Las vacaciones me parecen cada vez más un acto de vulgaridad, dicho con el mayor de los respetos. Y digo de vulgaridad en el sentido de que todo el mundo acaba haciéndolo. La distinción se pierde en las vacaciones a mogollón. Más aún si las coges en el agosto. Y más aún si se elige un destino donde hay un cambio de colchón, pero no de hechos cotidianos (dígase, atascos, gente a diestro y siniestro, restaurantes copados, toallas abandonadas en el paseo marítimo porque ya no hay un hueco en la arena para dejarla y así un largo etcétera).
Los comportamiento borreguiles siempre me han hecho salir corriendo en sentido contrario. Pero al final todos caemos en ellos. ¿Quién no ha ido a Mallorca y ha venido cargado con una -o varias- ensaimada? Y es que es inevitable. «Oiga, mire, si las ensaimadas las tiene todo el año en muchas pastelerías de Madrid… ya, pero es lo típico de Mallorca». Lo típico, tremenda palabra que todo lo abarca cuando se está fuera del dulce hogar. Hay que comer lo típico, beber lo típico, vestir lo típico, visitar lo típico. Hacer lo típico que de tipismo ya tiene poco porque es la versión moderna y remasterizada de lo que hacían tradicionalmente los lugareños, adaptada al turismo en masa que invade cada rincón del planeta y que hace que se pierda la genuino.

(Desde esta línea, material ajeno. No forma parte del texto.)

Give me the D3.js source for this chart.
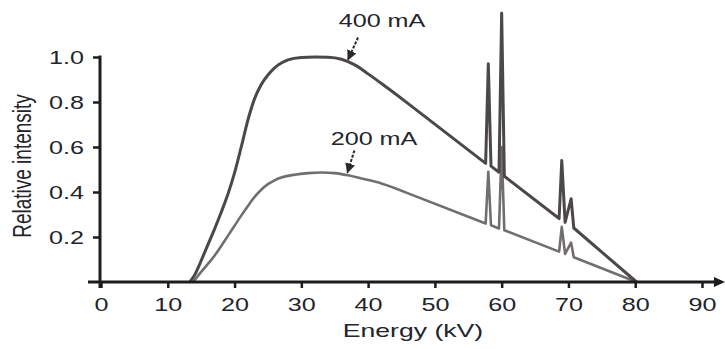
<!DOCTYPE html>
<html><head><meta charset="utf-8">
<script src="https://cdn.jsdelivr.net/npm/d3@7"></script>
<style>html,body{margin:0;padding:0;background:#fff;}svg{display:block;}</style>
</head><body>
<svg id="chart" width="725" height="349"></svg>
<script>
// Energy (kV) and relative intensity for each tube current
const energy400 = [13.3,14,15,16,17,18,19,20,21,22,23,24,25,26,27,28,30,32,34,36,38,40,42,46,57.6,58.0,58.4,59.6,60.0,60.4,68.6,69.0,69.5,70.4,70.8,80.2];
const intensity400 = [0,0.03,0.095,0.165,0.235,0.31,0.39,0.485,0.60,0.72,0.815,0.878,0.92,0.952,0.973,0.987,0.998,1.0,0.999,0.99,0.965,0.925,0.882,0.793,0.527,0.97,0.515,0.488,1.195,0.47,0.282,0.54,0.265,0.37,0.24,0];
const energy200 = [13.8,15,16,17,18,19,20,21,22,23,24,25,26,27,29,31,33,35,37,39,42,46,57.6,58.0,58.4,59.6,60.0,60.4,68.6,69.0,69.5,70.4,70.8,80.2];
const intensity200 = [0,0.045,0.08,0.117,0.16,0.205,0.25,0.295,0.338,0.378,0.41,0.435,0.452,0.464,0.477,0.484,0.487,0.484,0.474,0.46,0.438,0.394,0.26,0.49,0.252,0.238,0.60,0.23,0.135,0.245,0.125,0.175,0.11,0];
const xTicks = [0,10,20,30,40,50,60,70,80,90];
const yTicks = [0.2,0.4,0.6,0.8,1.0];
const seriesLabels = ["400 mA","200 mA"];
const smoothEnd = 46; // continuum is smooth up to here, straight afterwards

const svg = d3.select("#chart");
const SX = 1.4; // horizontal stretch of the original lettering
const x = d3.scaleLinear().domain([0,90]).range([101,702]);
const y = d3.scaleLinear().domain([0,1]).range([282,57]);
const axisColor = "#1c1c1c";
const textColor = "#23242c";

// lines: smooth part + straight part joined in one path
const smooth = d3.line().x(d=>x(d[0])).y(d=>y(d[1])).curve(d3.curveMonotoneX);
const straight = d3.line().x(d=>x(d[0])).y(d=>y(d[1]));
function pathFor(es, vs){
  const pts = es.map((e,i)=>[e,vs[i]]);
  const a = pts.filter(p=>p[0]<=smoothEnd);
  const b = pts.filter(p=>p[0]>=smoothEnd);
  return smooth(a) + straight(b).replace(/^M/,"L");
}
svg.append("path").attr("d",pathFor(energy200,intensity200)).attr("fill","none").attr("stroke","#726e70").attr("stroke-width",2.6).attr("stroke-linejoin","round");
svg.append("path").attr("d",pathFor(energy400,intensity400)).attr("fill","none").attr("stroke","#4c484a").attr("stroke-width",3).attr("stroke-linejoin","round");

// x axis
const gx = svg.append("g").attr("transform",`translate(0,${y(0)})`)
  .call(d3.axisBottom(x).tickValues(xTicks).tickSize(6).tickFormat(d3.format("d")));
gx.select(".domain").remove();
gx.selectAll(".tick line").attr("stroke",axisColor).attr("stroke-width",2.5);
gx.selectAll(".tick text").attr("y",29).attr("dy",0).attr("fill",textColor)
  .style("font-family","Liberation Sans, Arial, sans-serif").style("font-size","18px")
  .attr("transform",`scale(${SX},1)`);
svg.append("line").attr("x1",88).attr("x2",716).attr("y1",y(0)).attr("y2",y(0)).attr("stroke",axisColor).attr("stroke-width",3);
svg.append("path").attr("d",`M714,${y(0)-5}L725,${y(0)}L714,${y(0)+5}Z`).attr("fill",axisColor);

// y axis
const gy = svg.append("g").attr("transform",`translate(${x(0)-1},0)`)
  .call(d3.axisLeft(y).tickValues(yTicks).tickSize(7).tickFormat(d3.format(".1f")));
gy.select(".domain").remove();
gy.selectAll(".tick line").attr("stroke",axisColor).attr("stroke-width",2.5);
gy.selectAll(".tick text").attr("x",-16/SX).attr("dy","0.36em").attr("fill",textColor)
  .style("font-family","Liberation Sans, Arial, sans-serif").style("font-size","18px")
  .attr("transform",`scale(${SX},1)`);
svg.append("line").attr("x1",x(0)-1).attr("x2",x(0)-1).attr("y1",y(1)-1.5).attr("y2",y(0)+6).attr("stroke",axisColor).attr("stroke-width",3);

// axis titles
svg.append("text").attr("transform",`translate(413,337) scale(${SX},1)`).attr("text-anchor","middle")
  .attr("fill",textColor).style("font-family","Liberation Sans, Arial, sans-serif").style("font-size","19px").text("Energy (kV)");
svg.append("text").attr("transform",`translate(31,166) scale(${SX},1) rotate(-90)`).attr("text-anchor","middle")
  .attr("fill",textColor).style("font-family","Liberation Sans, Arial, sans-serif").style("font-size","19px").text("Relative intensity");

// annotations
svg.append("defs").append("marker").attr("id","ah").attr("viewBox","0 0 10 10").attr("refX",9).attr("refY",5)
  .attr("markerWidth",5).attr("markerHeight",5).attr("orient","auto")
  .append("path").attr("d","M0,0L10,5L0,10Z").attr("fill","#2a2a2a");
const ann = [{lab:seriesLabels[0], tx:382, ty:27, e:37.0, v:0.98, dx:10, dy:-22},
             {lab:seriesLabels[1], tx:374, ty:145, e:36.9, v:0.478, dx:7, dy:-22}];
ann.forEach(a=>{
  svg.append("text").attr("transform",`translate(${a.tx},${a.ty}) scale(${SX},1)`).attr("text-anchor","middle")
    .attr("fill",textColor).style("font-family","Liberation Sans, Arial, sans-serif").style("font-size","18px").text(a.lab);
  const px = x(a.e), py = y(a.v)-2;
  svg.append("line").attr("x1",px+a.dx).attr("y1",py+a.dy).attr("x2",px).attr("y2",py)
    .attr("stroke","#2a2a2a").attr("stroke-width",2).attr("stroke-dasharray","3,1.5").attr("marker-end","url(#ah)");
});
</script>
</body></html>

Una vez de vuelta, en pleno síndrome postvacacional, hay que empezar a contar las vacaciones a todo titirimundi. ¡Qué perecita! Pero es así, año tras año. Llega sin quererlo y te ves obligado a vivirlo y a sufrirlo. Es como las Navidades. Si no se acaban de digerir unas cuando ya están las otras aquí. Y otra vez entramos todos en la rutina de las cenas con los compañeros de colegio, con los compañeros de instituto, con los compañeros de universidad, con los amigos de la infancia, con los amigos de la adolescencia, con los amigos del instituto -¿pero no eran los mismos que los compañeros de instituto?-, con los amigos que hiciste en una boda porque te sentaron en la mesa de gente desarraigada. Basta ya de cenas (más de uno no me invita -a asistir porque a pagar se va escote, sólo faltaba- a alguna cena este año). Lo vengo diciendo desde hace ya varios años: las Navidades se tendrían que celebrar cada tres o cuatro años para cogerlas con más ganas.
Las vacaciones nos globalizan. Nos hacen más iguales a todos y nos hacen caer en la fiebre consumista del verano. Que veo a un hombre pegado a una ensaimada es porque ha estado en Mallorca. Que veo a un señor con una camiseta fashion que dice «Salou» puedo intuir dónde ha estado él o su hija. Pero últimamente los reconozco, sobre todo, mirándoles a los pies. Las avarcas menorquinas son inconfundibles. A mí me perdieron la maleta y llegué a casa con una ensaimada como único equipaje. Y encima no venía de Mallorca.